An oil well drilled in the South Downs National Park in 2010 could be abandoned because the companies behind it have given up their exploration plans for the area. The decision follows a study which found there was little prospect of finding shale oil or gas.
Markwell’s Wood, near Rowlands Castle, on the West Sussex-Hampshire border, is part-owned by the US company, Magellan Petroleum, and Egdon Resources.
Magellan has announced that the owners are looking for a company to take over the well. If they can’t find one, Markwell’s Wood will be plugged and abandoned at a cost of hundreds of thousands of pounds. Magellan and its partners have already relinquished the licence that gives them rights to drill in the surrounding countryside.
The details were disclosed in reports that Magellan is required to submit to the US Securities and Exchange Commission.
The annual report for the financial year ending June 2014 described how Magellan and its partners had commissioned the oil services company, Schlumberger, to study the potential for unconventional gas and oil in the area. The report said:
“This study indicated that the area is probably immature for oil or gas generation and therefore unlikely to have unconventional shale oil or gas potential. This finding was consistent with the Company’s understanding of the geology of the Basin”.

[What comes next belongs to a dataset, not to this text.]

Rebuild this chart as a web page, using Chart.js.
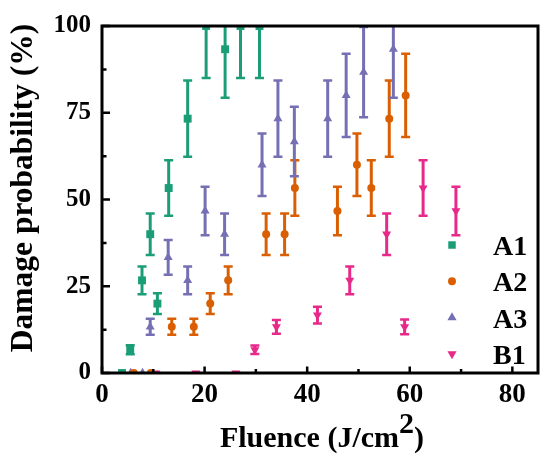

The Markwells Wood well is in Petroleum Exploration and Development Licence (PEDL) area 126. Following the study, Magellan said the owners had made an agreement with the Department for Energy and Climate Change (DECC) to relinquish all of PEDL 126, except for 11.2 sq km (2,768 acres) around and including the Markwells Wood well bore. In exchange, DECC extended the exploration term for this remaining area by one year to June 30th 2015.
In the report for the three months to the end of September 2014, Magellan revealed that the partners had spent the summer considering the future of the well and the remaining licence area.
“The Company and its partners were evaluating the sale or farmout of the license to a third party on the basis of the relatively small conventional reservoir contained therein and the potential value of the wellbore to a third party”.
It also explained what would happen if the partners could not find a company to take on the licence.
“If the Company and its partners are unable to sell or farmout PEDL 126, the Company may face a plugging and abandonment liability of approximately $378 thousand net [£243,000] to its interest, which liability is reflected on the Company’s balance sheet as of September 30, 2014”.
Markwells Wood was drilled in 2010 and the partners announced there was potentially up to 61.4m barrels of oil.
But in 2012, Egdon Resources admitted that Markwells Wood had performed below expectations during the extended well test (details) In its annual report in July 2014, Egdon described Markwells Wood as suspended. The other company involved in the project, Northern Petroleum, sold all its UK licences and assets in July 2014 to UK Oil and Gas Investments PLC.